Updated

MIR ALI, Pakistan -- A suspected U.S. drone fired two missiles at a car and a motorcycle in a militant-infested area of northwestern Pakistan on Monday, killing five people in the fourth such attack this week, Pakistani intelligence officials said.

The Obama administration has dramatically increased the number of drone strikes in Pakistan this year in an attempt to kill Taliban militants who regularly launch cross-border attacks against U.S. troops in Afghanistan.

Monday's attack took place in the Khushali area of North Waziristan, part of a semiautonomous tribal region that is almost entirely controlled by militants, the intelligence officials said, speaking on condition of anonymity because they were not authorized to talk to the media. The identities of the people killed were unknown.

A drone strike Sunday on a house in the village of Khaddi, also in North Waziristan, killed nine suspected militants, including a local Taliban commander and two foreigners, the intelligence officials said.

The slain insurgent leader was identified only as Mustafa, and officials said he was linked to Sadiq Noor, a key Taliban figure in North Waziristan.

The nationalities of the foreign fighters were unclear. Pakistan's lawless border region is a magnet for jihadis seeking to fight NATO forces in Afghanistan or train for terrorist attacks.

Unmanned American drones have launched more than 100 missile strikes this year on targets in Pakistan, roughly double the number in all of 2009. There have been 12 such attacks so far in November.

The U.S. refuses to publicly acknowledge the covert CIA strikes, but officials have said privately that they have killed several senior Al Qaeda and Taliban commanders over the years. The program has been criticized as amounting to assassinations that may violate international law.

Almost all of this year's strikes have occurred in North Waziristan, an area in which the U.S. has repeatedly requested Pakistan conduct a military offensive. The Pakistani government has resisted, saying its military is already stretched thin by operations elsewhere.

Many analysts suspect, however, that Pakistan doesn't want to cross Taliban militants with whom it has historical ties and who could be useful allies in Afghanistan after foreign troops withdraw.

The U.S. recently sought to expand the areas in which the drones can target Taliban and Al Qaeda operatives, but Pakistan refused the request because of domestic opposition to the missile strikes, a Pakistani official said over the weekend.

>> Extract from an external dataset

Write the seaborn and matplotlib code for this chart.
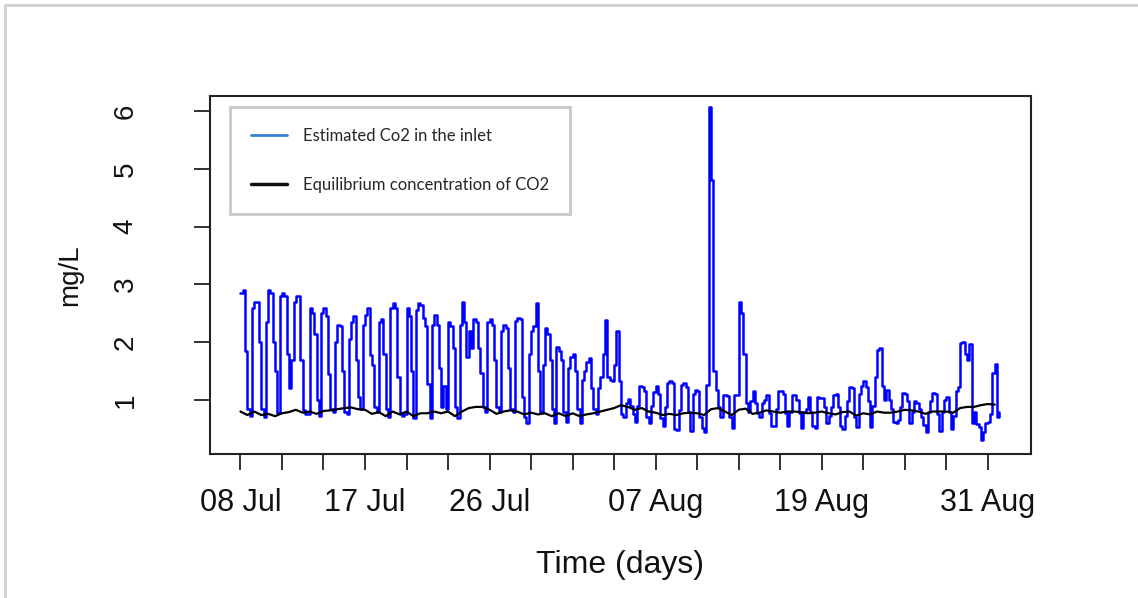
import numpy as np
import matplotlib
matplotlib.use("Agg")
import matplotlib.pyplot as plt
from matplotlib.lines import Line2D
import seaborn as sns

# Estimated CO2 in the inlet (mg/L), 4-hourly readings, one row per day from 08 Jul
co2_inlet = [
    2.85, 2.90, 1.85, 0.85, 0.72, 2.60,
    2.70, 2.70, 2.00, 0.85, 0.70, 2.35,
    2.90, 2.85, 2.00, 1.50, 0.78, 2.80,
    2.85, 2.80, 1.80, 1.20, 1.70, 2.70,
    2.80, 2.80, 1.70, 0.82, 0.75, 0.75,
    2.60, 2.50, 2.15, 1.00, 0.72, 2.50,
    2.60, 2.45, 1.45, 0.85, 0.80, 2.00,
    2.30, 2.28, 1.50, 0.80, 0.75, 2.05,
    2.35, 2.45, 1.70, 1.05, 0.85, 2.30,
    2.47, 2.60, 1.78, 1.60, 0.87, 0.80,
    2.35, 2.40, 1.80, 0.85, 0.70, 2.60,
    2.68, 2.60, 1.40, 0.75, 0.72, 0.75,
    2.60, 2.45, 1.50, 0.68, 2.55, 2.68,
    2.65, 2.42, 2.28, 1.28, 0.68, 2.30,
    2.47, 2.30, 1.56, 0.87, 1.25, 0.85,
    2.35, 2.28, 1.90, 0.87, 0.68, 2.30,
    2.70, 2.35, 1.75, 2.20, 1.90, 2.40,
    2.35, 1.90, 1.46, 0.87, 0.80, 2.35,
    2.40, 2.30, 1.70, 0.87, 0.80, 2.20,
    2.30, 2.25, 1.56, 0.85, 0.80, 2.36,
    2.42, 2.40, 1.06, 0.70, 0.60, 1.80,
    2.20, 2.28, 2.67, 1.50, 0.80, 1.60,
    2.25, 2.15, 1.70, 0.85, 0.60, 1.92,
    1.85, 1.70, 0.80, 0.62, 1.55, 1.75,
    1.80, 1.50, 0.85, 0.60, 1.35, 1.50,
    1.65, 1.72, 1.20, 0.85, 0.75, 1.20,
    1.40, 1.80, 2.38, 1.40, 1.35, 1.33,
    1.60, 2.20, 1.33, 0.75, 0.70, 0.95,
    1.02, 0.90, 0.75, 0.62, 0.90, 1.25,
    1.22, 1.15, 0.70, 0.60, 0.90, 1.13,
    1.25, 1.10, 0.68, 0.55, 0.87, 1.30,
    1.32, 1.30, 0.50, 0.48, 0.82, 1.26,
    1.30, 1.22, 0.80, 0.47, 1.10, 1.17,
    1.15, 0.70, 0.52, 0.45, 1.26, 6.07,
    4.80, 1.50, 1.17, 0.87, 0.70, 1.09,
    1.08, 1.07, 0.70, 0.51, 1.09, 1.09,
    2.70, 2.50, 1.80, 0.95, 0.80, 0.98,
    1.15, 0.95, 0.78, 0.70, 0.95, 1.00,
    1.08, 0.78, 0.55, 0.55, 0.85, 1.15,
    1.15, 1.10, 0.78, 0.55, 0.80, 1.09,
    1.09, 1.00, 0.78, 0.51, 0.80, 0.85,
    1.06, 0.80, 0.55, 0.51, 1.06, 1.04,
    1.04, 0.88, 0.60, 0.72, 0.88, 1.09,
    1.10, 0.88, 0.55, 0.49, 0.72, 0.98,
    1.23, 1.20, 0.71, 0.54, 1.10, 1.25,
    1.32, 1.23, 0.98, 0.54, 0.90, 1.40,
    1.87, 1.90, 1.25, 1.00, 1.17, 1.00,
    0.85, 0.62, 0.60, 0.65, 0.88, 1.12,
    1.10, 0.98, 0.60, 0.80, 0.98, 0.95,
    0.84, 0.71, 0.56, 0.44, 0.80, 0.98,
    1.12, 1.10, 0.75, 0.46, 0.80, 1.00,
    1.06, 0.80, 0.49, 0.72, 1.15, 1.23,
    1.98, 2.00, 1.80, 1.70, 1.96, 0.60,
    0.80, 0.58, 0.54, 0.31, 0.45, 0.60,
    0.62, 0.75, 1.46, 1.63, 0.71, 0.80,
]

# Equilibrium concentration of CO2 (mg/L), twice daily (00:00, 12:00)
co2_equilibrium = [
    0.80, 0.74, 0.80, 0.74, 0.76, 0.72, 0.77, 0.79, 0.83, 0.78,
    0.80, 0.76, 0.81, 0.82, 0.84, 0.86, 0.87, 0.84, 0.83, 0.76,
    0.79, 0.72, 0.80, 0.75, 0.80, 0.72, 0.77, 0.77, 0.80, 0.77,
    0.80, 0.72, 0.80, 0.86, 0.88, 0.88, 0.83, 0.76, 0.80, 0.82,
    0.80, 0.75, 0.78, 0.75, 0.77, 0.72, 0.77, 0.72, 0.77, 0.72,
    0.75, 0.77, 0.80, 0.83, 0.86, 0.91, 0.88, 0.83, 0.86, 0.80,
    0.78, 0.74, 0.76, 0.74, 0.77, 0.78, 0.77, 0.74, 0.84, 0.86,
    0.80, 0.74, 0.83, 0.85, 0.76, 0.78, 0.82, 0.80, 0.78, 0.80,
    0.80, 0.79, 0.77, 0.78, 0.80, 0.77, 0.75, 0.79, 0.80, 0.73,
    0.77, 0.75, 0.80, 0.78, 0.78, 0.80, 0.83, 0.82, 0.80, 0.76,
    0.80, 0.80, 0.80, 0.78, 0.86, 0.88, 0.88, 0.91, 0.93, 0.92,
]

inlet_per_day = 6
equilibrium_per_day = 2

# Date axis: ticks every 3 days from 08 Jul (day 0)
tick_days = [0, 3, 6, 9, 12, 15, 18, 21, 24, 27, 30, 33, 36, 39, 42, 45, 48, 51, 54]
tick_labels = ["08 Jul", "", "", "17 Jul", "", "", "26 Jul", "", "", "",
               "07 Aug", "", "", "", "19 Aug", "", "", "", "31 Aug"]
y_ticks = [1, 2, 3, 4, 5, 6]

legend_labels = ["Estimated Co2 in the inlet", "Equilibrium concentration of CO2"]

sns.set_style("white")
plt.rcParams["font.family"] = ["Liberation Sans", "DejaVu Sans"]

W, H = 1138, 598
fig = plt.figure(figsize=(W / 100, H / 100), dpi=100)
fig.patch.set_facecolor("white")
ax = fig.add_axes([210 / W, 1 - 454.3 / H, 820.7 / W, 358.3 / H])

t_inlet = np.arange(len(co2_inlet)) / inlet_per_day
t_eq = np.arange(len(co2_equilibrium)) / equilibrium_per_day

sns.lineplot(x=t_inlet, y=co2_inlet, ax=ax, color="#0000ff", linewidth=1.8,
             drawstyle="steps-post", legend=False)
sns.lineplot(x=t_eq, y=co2_equilibrium, ax=ax, color="black", linewidth=1.6,
             legend=False)

ax.set_xlim(-2.2, 57.1)
ax.set_ylim(0.06, 6.26)
ax.set_xticks(tick_days)
ax.set_xticklabels(tick_labels)
ax.set_yticks(y_ticks)
ax.set_yticklabels([str(v) for v in y_ticks], rotation=90, va="center")

ax.tick_params(axis="both", direction="out", length=11.5, width=1.3,
               color="#222222", labelcolor="#111111", bottom=True, left=True)
ax.tick_params(axis="x", pad=13, labelsize=22)
ax.tick_params(axis="y", pad=40, labelsize=20)
for s in ax.spines.values():
    s.set_visible(True)
    s.set_color("#222222")
    s.set_linewidth(1.5)

ax.set_xlabel("Time (days)", fontsize=23, color="#111111")
ax.set_ylabel("mg/L", fontsize=20, color="#111111")
ax.xaxis.label.set_va("center")
ax.yaxis.label.set_va("center")
ax.xaxis.set_label_coords(0.5, (454.3 - 565) / 358.3)
ax.yaxis.set_label_coords((70 - 210) / 820.7, 0.5)

handles = [Line2D([], [], color="#3a7fd5", linewidth=2),
           Line2D([], [], color="#111111", linewidth=2.5)]
leg = ax.legend(handles, legend_labels, loc="upper left",
                bbox_to_anchor=(230 / W, 1 - 107 / H), bbox_transform=fig.transFigure,
                borderaxespad=0, frameon=True, fancybox=False, framealpha=1,
                edgecolor="#c8c8c8", prop={"family": "Lato", "size": 12},
                handlelength=2.16, handletextpad=0.96, labelspacing=2.0,
                borderpad=1.26)
leg.get_frame().set_linewidth(2)

# Light page frame along the top and left edges
fig.add_artist(Line2D([5 / W, 1], [1 - 5 / H, 1 - 5 / H], transform=fig.transFigure,
                      color="#d0d0d0", linewidth=2))
fig.add_artist(Line2D([5 / W, 5 / W], [0, 1 - 5 / H], transform=fig.transFigure,
                      color="#d0d0d0", linewidth=2))

fig.savefig("out.png", dpi=100, facecolor="white")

He was responding to a Washington Post report that the U.S. had sought permission to use the drones -- now limited to the northwestern border region -- in areas around Quetta, the capital of the southwestern province of Baluchistan, where Afghan Taliban chief Mullah Mohammad Omar is believed to operate.

An editorial Monday in the Pakistani newspaper Dawn decried the U.S. expansion push.

"A provincial capital bombed by a superpower ally? Unacceptable," the editorial read. "Whenever attention in the West turns to the distantness of the end to the Afghan war, pressure is publicly ratcheted up on Pakistan to 'do more."'

Pakistani officials often criticize the U.S. drone strikes, calling them a violation of the country's sovereignty. But the Pakistani government allows the drones to take off from bases within the country and is widely believed to provide intelligence necessary for the attacks.